I was too scared to move an inch, but despite my fear, a sudden joy flooded through me. She wanted me to be there at this moment. Then Phyllis gave me a quick smile as her face began to relax. “Don’t worry, Georgie. This happens sometimes.” I felt as if the sun, a private little sun, was shining on me, pouring through me. I felt illuminated by her smile. Her eyes were growing heavy.

“She’ll sleep for a little while,” Sally said. She came over with a damp cloth and wiped Phyllis’s forehead, which had broken out in beads of perspiration. Then she went and got a hairbrush. She began brushing Phyllis’s hair back into a ponytail, a beautiful ponytail of blond curls. It didn’t swing, though. It just sort of trembled with the vibrations of the machine. That’s when I got up to leave.
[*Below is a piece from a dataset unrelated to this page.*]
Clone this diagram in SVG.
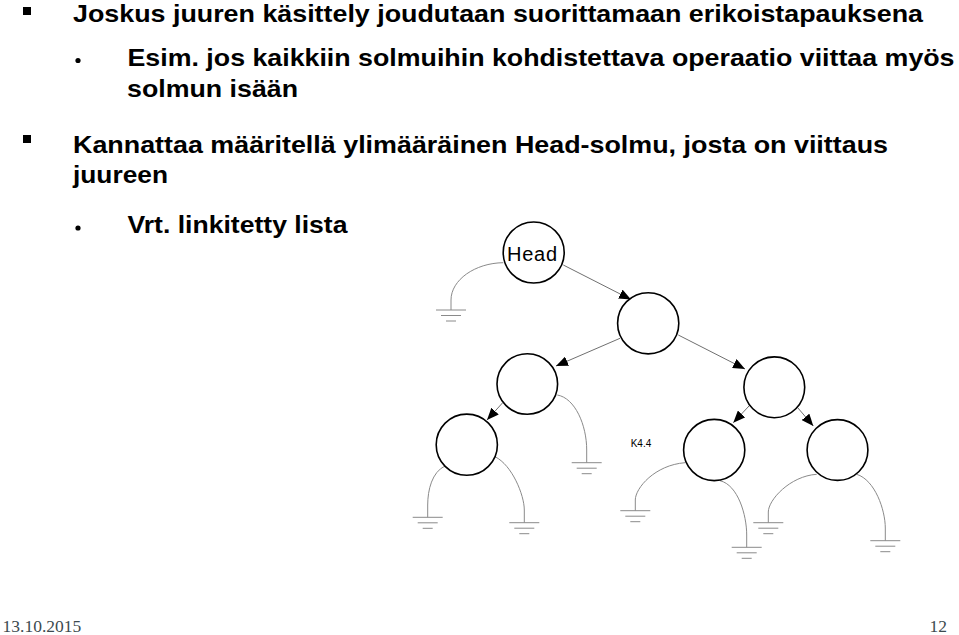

“Bye, Phyllis,” I whispered.

Later that day, I got out my diary. I got the key and opened it and started writing. But the only word I could write, and I wrote it over and over again, was
Why? Why, why, why?
And while I wrote, a voice beneath the silent cry of that word hissed at me. Finally after the twentieth
why,
I got up my nerve to actually write what I was thinking. I pressed hard with the pencil, grinding it into the paper.
I think God is a jerk if He let this happen to Phyllis. Maybe Jesus, too. He should know better ’cause He suffered.

When I finished writing those lines, I slammed the diary shut and locked it. I was proud. Yes, really proud! And now I knew what I was going to do. It was going to be tricky because I knew, I was sure, they had kissed and other stuff, and yet he probably never really talked to her. I marched right over to Emmett’s room. I knocked loudly on the door.

“Who the heck is it?” He opened the door. “Jeez, Georgie, what are you trying to do? Break down the door?”

“Emmett, you know and I know that she likes you a lot. A whole lot. You’ve got to grow up.” He blinked at this. Yes, it was definitely laughable; me, barely five feet, looking up at all six-five of Emmett and telling him to grow up. “I’m talking about Phyllis. Whenever you go over there, you talk to Dr. Keller. You talk about that stupid machine.”

“That’s not true. I talk to Phyllis a lot. I bring my scope over and look at the stars with her.”

“You’re hiding behind your telescopes. You’re hiding behind the stars. You’re hiding in the night.” I decided to go for broke at this point. “Do you ever tell her how you feel?”

Emmett grew very quiet. He didn’t blush. He just looked down at his bare feet. “You really think she likes me?”

“I don’t think. I know. She told me so.”

“She told you?”

“Yes, Emmett.” I hesitated. “Emmett, it’s not just that she’s in this horrible contraption. There’s this other thing.”

“What other thing?”

I wasn’t sure how to exactly explain it. “Everyone lies to Phyllis — her mom, her dad. Everyone has this fake cheeriness, and now you.”

“I’m not cheery.”

“Jeez,” I muttered, and rolled my eyes. “No, but you lie. You play that lying game along with the rest of them. And why don’t you just tell her how you like her? Because that’s the truth, isn’t it?”

He dodged the question, dodged it as skillfully as if he were escaping the most incredible blocking move on a basketball court.

“And you don’t lie, Georgie? You tell her some kind of truth?”

“Well, I just don’t always agree that everything is hunky-dory like all those gadgets Dr. Keller puts on the machine. Emmett, you’ve probably said more to Dr. Keller, and when you do talk to her . . . it’s . . . it’s not like you’re really talking to her.” I kept plugging on. I was actually feeling almost saintly. “Emmett, I know. I am an expert at feeling left out. It’s like being sidelined, Emmett!”